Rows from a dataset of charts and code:
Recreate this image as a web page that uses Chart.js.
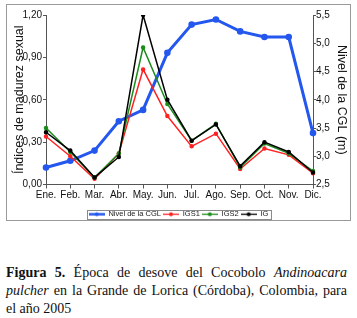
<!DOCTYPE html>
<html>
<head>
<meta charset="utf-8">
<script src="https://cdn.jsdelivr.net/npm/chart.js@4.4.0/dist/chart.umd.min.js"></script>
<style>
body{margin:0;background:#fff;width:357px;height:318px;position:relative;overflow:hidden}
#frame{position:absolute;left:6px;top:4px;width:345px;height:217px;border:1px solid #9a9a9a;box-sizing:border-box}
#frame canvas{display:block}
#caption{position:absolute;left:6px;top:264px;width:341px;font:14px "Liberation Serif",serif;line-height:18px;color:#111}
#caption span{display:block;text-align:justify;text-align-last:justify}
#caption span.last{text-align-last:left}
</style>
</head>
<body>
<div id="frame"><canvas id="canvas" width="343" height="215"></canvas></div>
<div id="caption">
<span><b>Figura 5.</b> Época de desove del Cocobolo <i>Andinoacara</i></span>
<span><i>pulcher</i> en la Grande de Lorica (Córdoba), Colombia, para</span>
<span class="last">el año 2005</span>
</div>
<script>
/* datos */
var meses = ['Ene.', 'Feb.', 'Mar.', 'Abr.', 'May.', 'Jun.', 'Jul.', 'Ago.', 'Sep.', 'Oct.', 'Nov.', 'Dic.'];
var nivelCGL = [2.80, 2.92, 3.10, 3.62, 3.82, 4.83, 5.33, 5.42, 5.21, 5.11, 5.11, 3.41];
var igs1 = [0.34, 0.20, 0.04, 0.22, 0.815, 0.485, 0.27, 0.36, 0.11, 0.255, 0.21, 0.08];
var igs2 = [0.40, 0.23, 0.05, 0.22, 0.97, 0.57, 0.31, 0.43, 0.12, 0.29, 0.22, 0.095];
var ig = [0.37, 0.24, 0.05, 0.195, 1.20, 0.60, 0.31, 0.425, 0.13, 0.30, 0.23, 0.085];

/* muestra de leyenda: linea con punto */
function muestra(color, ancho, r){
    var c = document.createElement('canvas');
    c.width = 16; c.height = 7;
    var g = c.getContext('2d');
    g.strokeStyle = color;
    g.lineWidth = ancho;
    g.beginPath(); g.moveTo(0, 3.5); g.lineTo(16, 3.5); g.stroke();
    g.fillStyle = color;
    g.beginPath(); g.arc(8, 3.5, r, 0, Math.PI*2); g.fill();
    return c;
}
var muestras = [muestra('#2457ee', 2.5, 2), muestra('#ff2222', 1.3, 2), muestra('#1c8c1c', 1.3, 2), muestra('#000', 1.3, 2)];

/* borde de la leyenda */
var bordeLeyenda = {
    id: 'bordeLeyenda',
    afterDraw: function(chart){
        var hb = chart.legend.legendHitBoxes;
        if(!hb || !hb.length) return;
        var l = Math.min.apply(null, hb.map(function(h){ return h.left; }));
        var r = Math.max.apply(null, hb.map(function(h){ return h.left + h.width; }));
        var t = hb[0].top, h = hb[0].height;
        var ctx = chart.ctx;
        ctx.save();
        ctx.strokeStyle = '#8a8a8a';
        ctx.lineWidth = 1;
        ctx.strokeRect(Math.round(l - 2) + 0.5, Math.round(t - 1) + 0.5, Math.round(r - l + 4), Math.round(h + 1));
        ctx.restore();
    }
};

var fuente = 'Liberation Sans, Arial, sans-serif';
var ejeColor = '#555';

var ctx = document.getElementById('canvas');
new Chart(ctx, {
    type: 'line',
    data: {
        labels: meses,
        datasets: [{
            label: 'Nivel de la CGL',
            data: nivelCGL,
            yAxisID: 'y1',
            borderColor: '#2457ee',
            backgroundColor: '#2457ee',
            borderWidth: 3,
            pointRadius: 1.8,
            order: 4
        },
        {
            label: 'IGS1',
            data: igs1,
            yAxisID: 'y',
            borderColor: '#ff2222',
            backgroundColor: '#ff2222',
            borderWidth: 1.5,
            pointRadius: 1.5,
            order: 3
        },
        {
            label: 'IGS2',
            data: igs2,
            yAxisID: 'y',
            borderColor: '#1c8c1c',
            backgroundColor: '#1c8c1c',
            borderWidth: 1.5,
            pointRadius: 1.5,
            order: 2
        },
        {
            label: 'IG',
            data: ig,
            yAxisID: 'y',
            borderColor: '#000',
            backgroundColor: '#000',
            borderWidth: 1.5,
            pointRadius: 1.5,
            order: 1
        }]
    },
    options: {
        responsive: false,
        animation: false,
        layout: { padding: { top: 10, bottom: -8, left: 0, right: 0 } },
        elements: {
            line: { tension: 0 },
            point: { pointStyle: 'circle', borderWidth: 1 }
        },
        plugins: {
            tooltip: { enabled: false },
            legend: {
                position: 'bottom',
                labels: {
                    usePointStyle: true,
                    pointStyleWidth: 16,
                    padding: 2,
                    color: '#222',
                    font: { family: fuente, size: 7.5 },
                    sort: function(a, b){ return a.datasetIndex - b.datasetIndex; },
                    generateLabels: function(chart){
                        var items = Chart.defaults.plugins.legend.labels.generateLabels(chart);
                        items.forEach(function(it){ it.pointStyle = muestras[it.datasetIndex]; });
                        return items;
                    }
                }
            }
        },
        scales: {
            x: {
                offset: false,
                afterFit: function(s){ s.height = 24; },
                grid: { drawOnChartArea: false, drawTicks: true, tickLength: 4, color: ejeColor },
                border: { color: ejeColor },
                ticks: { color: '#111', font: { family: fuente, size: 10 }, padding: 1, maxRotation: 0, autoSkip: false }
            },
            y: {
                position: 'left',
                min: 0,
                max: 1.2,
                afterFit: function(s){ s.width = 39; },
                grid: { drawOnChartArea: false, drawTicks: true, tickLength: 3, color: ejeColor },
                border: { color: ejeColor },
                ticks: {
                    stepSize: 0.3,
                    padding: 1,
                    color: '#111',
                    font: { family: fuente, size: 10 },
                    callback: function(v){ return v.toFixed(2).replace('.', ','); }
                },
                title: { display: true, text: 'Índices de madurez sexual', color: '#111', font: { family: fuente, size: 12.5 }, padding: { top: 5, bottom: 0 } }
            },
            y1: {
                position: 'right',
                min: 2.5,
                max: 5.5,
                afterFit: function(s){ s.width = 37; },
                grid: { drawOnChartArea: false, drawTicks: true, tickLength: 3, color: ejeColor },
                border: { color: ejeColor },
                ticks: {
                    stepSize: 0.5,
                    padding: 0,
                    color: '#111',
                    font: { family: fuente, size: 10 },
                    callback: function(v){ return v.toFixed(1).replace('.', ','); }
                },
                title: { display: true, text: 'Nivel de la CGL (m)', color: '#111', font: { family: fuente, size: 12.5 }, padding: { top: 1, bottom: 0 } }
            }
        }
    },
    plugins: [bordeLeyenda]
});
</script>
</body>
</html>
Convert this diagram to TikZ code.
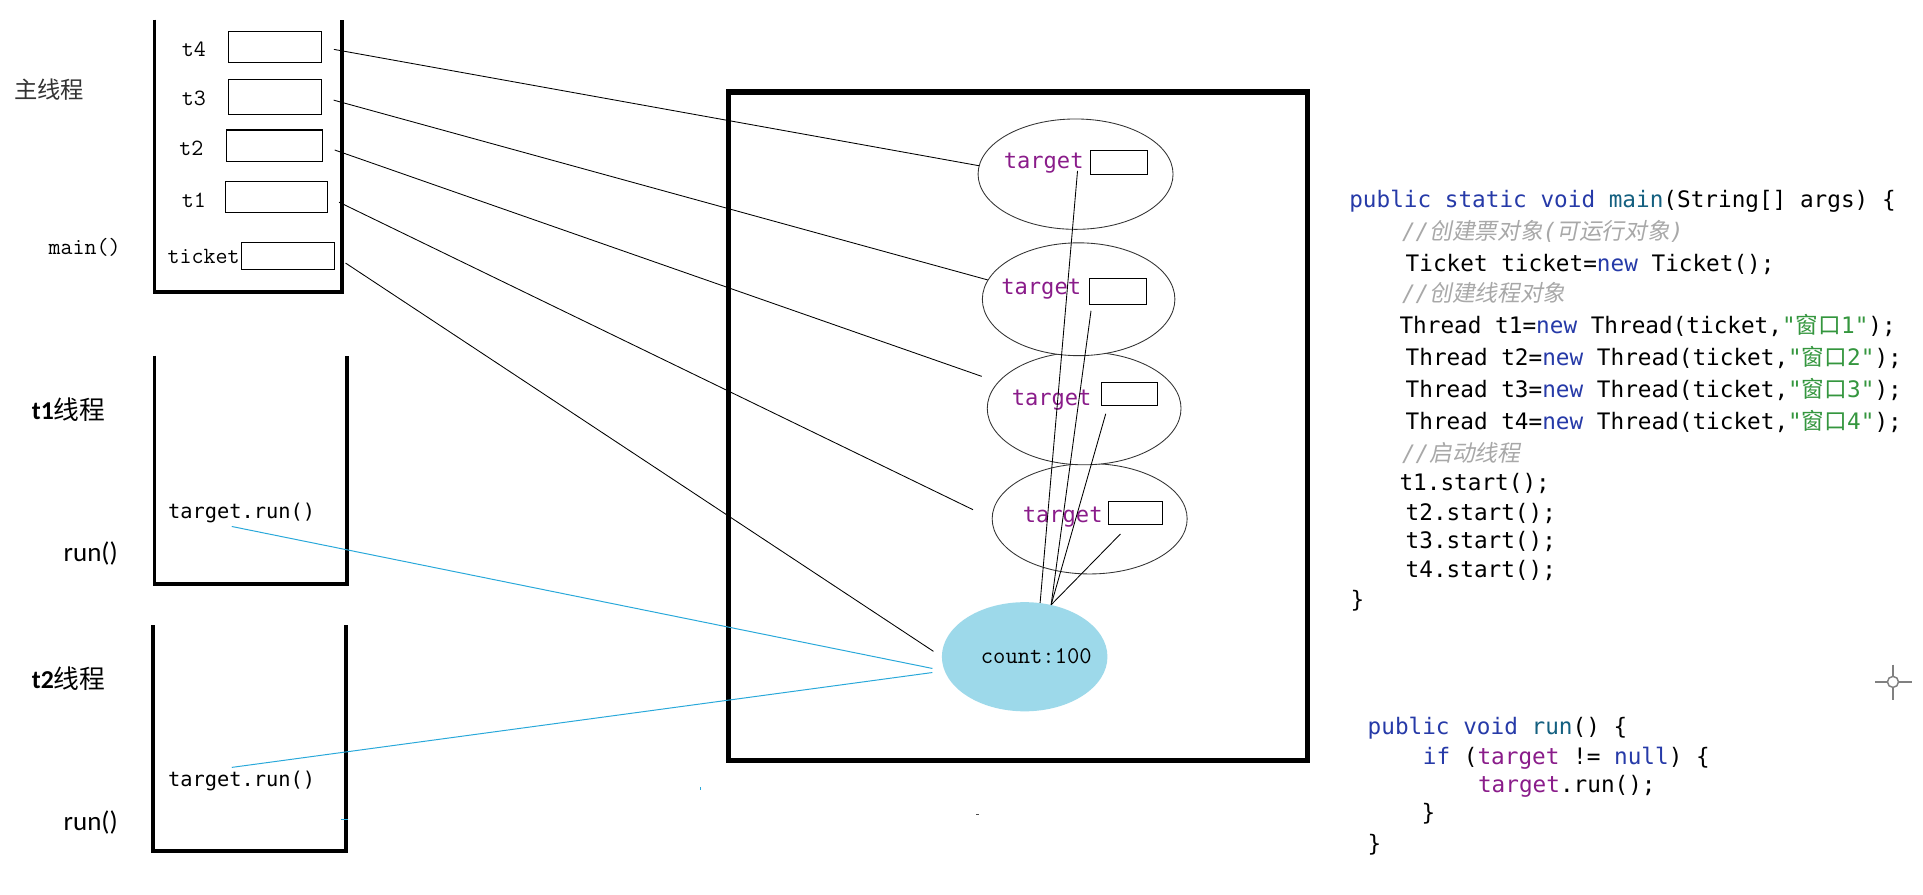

TASK BRIEF: Copy each line exactly, and leave the pictures out of your copy.

RESPONSE TO THIS TASK:
Recreate this image as a web page that uses Chart.js.
<!DOCTYPE html>
<html>
<head>
<meta charset="utf-8">
<script src="https://cdn.jsdelivr.net/npm/chart.js@4.4.0/dist/chart.umd.min.js"></script>
<style>
body{margin:0;background:#fff;width:357px;height:318px;position:relative;overflow:hidden}
#frame{position:absolute;left:6px;top:4px;width:345px;height:217px;border:1px solid #9a9a9a;box-sizing:border-box}
#frame canvas{display:block}
#caption{position:absolute;left:6px;top:264px;width:341px;font:14px "Liberation Serif",serif;line-height:18px;color:#111}
#caption span{display:block;text-align:justify;text-align-last:justify}
#caption span.last{text-align-last:left}
</style>
</head>
<body>
<div id="frame"><canvas id="canvas" width="343" height="215"></canvas></div>
<div id="caption">
<span><b>Figura 5.</b> Época de desove del Cocobolo <i>Andinoacara</i></span>
<span><i>pulcher</i> en la Grande de Lorica (Córdoba), Colombia, para</span>
<span class="last">el año 2005</span>
</div>
<script>
/* datos */
var meses = ['Ene.', 'Feb.', 'Mar.', 'Abr.', 'May.', 'Jun.', 'Jul.', 'Ago.', 'Sep.', 'Oct.', 'Nov.', 'Dic.'];
var nivelCGL = [2.80, 2.92, 3.10, 3.62, 3.82, 4.83, 5.33, 5.42, 5.21, 5.11, 5.11, 3.41];
var igs1 = [0.34, 0.20, 0.04, 0.22, 0.815, 0.485, 0.27, 0.36, 0.11, 0.255, 0.21, 0.08];
var igs2 = [0.40, 0.23, 0.05, 0.22, 0.97, 0.57, 0.31, 0.43, 0.12, 0.29, 0.22, 0.095];
var ig = [0.37, 0.24, 0.05, 0.195, 1.20, 0.60, 0.31, 0.425, 0.13, 0.30, 0.23, 0.085];

/* muestra de leyenda: linea con punto */
function muestra(color, ancho, r){
    var c = document.createElement('canvas');
    c.width = 16; c.height = 7;
    var g = c.getContext('2d');
    g.strokeStyle = color;
    g.lineWidth = ancho;
    g.beginPath(); g.moveTo(0, 3.5); g.lineTo(16, 3.5); g.stroke();
    g.fillStyle = color;
    g.beginPath(); g.arc(8, 3.5, r, 0, Math.PI*2); g.fill();
    return c;
}
var muestras = [muestra('#2457ee', 2.5, 2), muestra('#ff2222', 1.3, 2), muestra('#1c8c1c', 1.3, 2), muestra('#000', 1.3, 2)];

/* borde de la leyenda */
var bordeLeyenda = {
    id: 'bordeLeyenda',
    afterDraw: function(chart){
        var hb = chart.legend.legendHitBoxes;
        if(!hb || !hb.length) return;
        var l = Math.min.apply(null, hb.map(function(h){ return h.left; }));
        var r = Math.max.apply(null, hb.map(function(h){ return h.left + h.width; }));
        var t = hb[0].top, h = hb[0].height;
        var ctx = chart.ctx;
        ctx.save();
        ctx.strokeStyle = '#8a8a8a';
        ctx.lineWidth = 1;
        ctx.strokeRect(Math.round(l - 2) + 0.5, Math.round(t - 1) + 0.5, Math.round(r - l + 4), Math.round(h + 1));
        ctx.restore();
    }
};

var fuente = 'Liberation Sans, Arial, sans-serif';
var ejeColor = '#555';

var ctx = document.getElementById('canvas');
new Chart(ctx, {
    type: 'line',
    data: {
        labels: meses,
        datasets: [{
            label: 'Nivel de la CGL',
            data: nivelCGL,
            yAxisID: 'y1',
            borderColor: '#2457ee',
            backgroundColor: '#2457ee',
            borderWidth: 3,
            pointRadius: 1.8,
            order: 4
        },
        {
            label: 'IGS1',
            data: igs1,
            yAxisID: 'y',
            borderColor: '#ff2222',
            backgroundColor: '#ff2222',
            borderWidth: 1.5,
            pointRadius: 1.5,
            order: 3
        },
        {
            label: 'IGS2',
            data: igs2,
            yAxisID: 'y',
            borderColor: '#1c8c1c',
            backgroundColor: '#1c8c1c',
            borderWidth: 1.5,
            pointRadius: 1.5,
            order: 2
        },
        {
            label: 'IG',
            data: ig,
            yAxisID: 'y',
            borderColor: '#000',
            backgroundColor: '#000',
            borderWidth: 1.5,
            pointRadius: 1.5,
            order: 1
        }]
    },
    options: {
        responsive: false,
        animation: false,
        layout: { padding: { top: 10, bottom: -8, left: 0, right: 0 } },
        elements: {
            line: { tension: 0 },
            point: { pointStyle: 'circle', borderWidth: 1 }
        },
        plugins: {
            tooltip: { enabled: false },
            legend: {
                position: 'bottom',
                labels: {
                    usePointStyle: true,
                    pointStyleWidth: 16,
                    padding: 2,
                    color: '#222',
                    font: { family: fuente, size: 7.5 },
                    sort: function(a, b){ return a.datasetIndex - b.datasetIndex; },
                    generateLabels: function(chart){
                        var items = Chart.defaults.plugins.legend.labels.generateLabels(chart);
                        items.forEach(function(it){ it.pointStyle = muestras[it.datasetIndex]; });
                        return items;
                    }
                }
            }
        },
        scales: {
            x: {
                offset: false,
                afterFit: function(s){ s.height = 24; },
                grid: { drawOnChartArea: false, drawTicks: true, tickLength: 4, color: ejeColor },
                border: { color: ejeColor },
                ticks: { color: '#111', font: { family: fuente, size: 10 }, padding: 1, maxRotation: 0, autoSkip: false }
            },
            y: {
                position: 'left',
                min: 0,
                max: 1.2,
                afterFit: function(s){ s.width = 39; },
                grid: { drawOnChartArea: false, drawTicks: true, tickLength: 3, color: ejeColor },
                border: { color: ejeColor },
                ticks: {
                    stepSize: 0.3,
                    padding: 1,
                    color: '#111',
                    font: { family: fuente, size: 10 },
                    callback: function(v){ return v.toFixed(2).replace('.', ','); }
                },
                title: { display: true, text: 'Índices de madurez sexual', color: '#111', font: { family: fuente, size: 12.5 }, padding: { top: 5, bottom: 0 } }
            },
            y1: {
                position: 'right',
                min: 2.5,
                max: 5.5,
                afterFit: function(s){ s.width = 37; },
                grid: { drawOnChartArea: false, drawTicks: true, tickLength: 3, color: ejeColor },
                border: { color: ejeColor },
                ticks: {
                    stepSize: 0.5,
                    padding: 0,
                    color: '#111',
                    font: { family: fuente, size: 10 },
                    callback: function(v){ return v.toFixed(1).replace('.', ','); }
                },
                title: { display: true, text: 'Nivel de la CGL (m)', color: '#111', font: { family: fuente, size: 12.5 }, padding: { top: 1, bottom: 0 } }
            }
        }
    },
    plugins: [bordeLeyenda]
});
</script>
</body>
</html>
Convert this diagram to TikZ code.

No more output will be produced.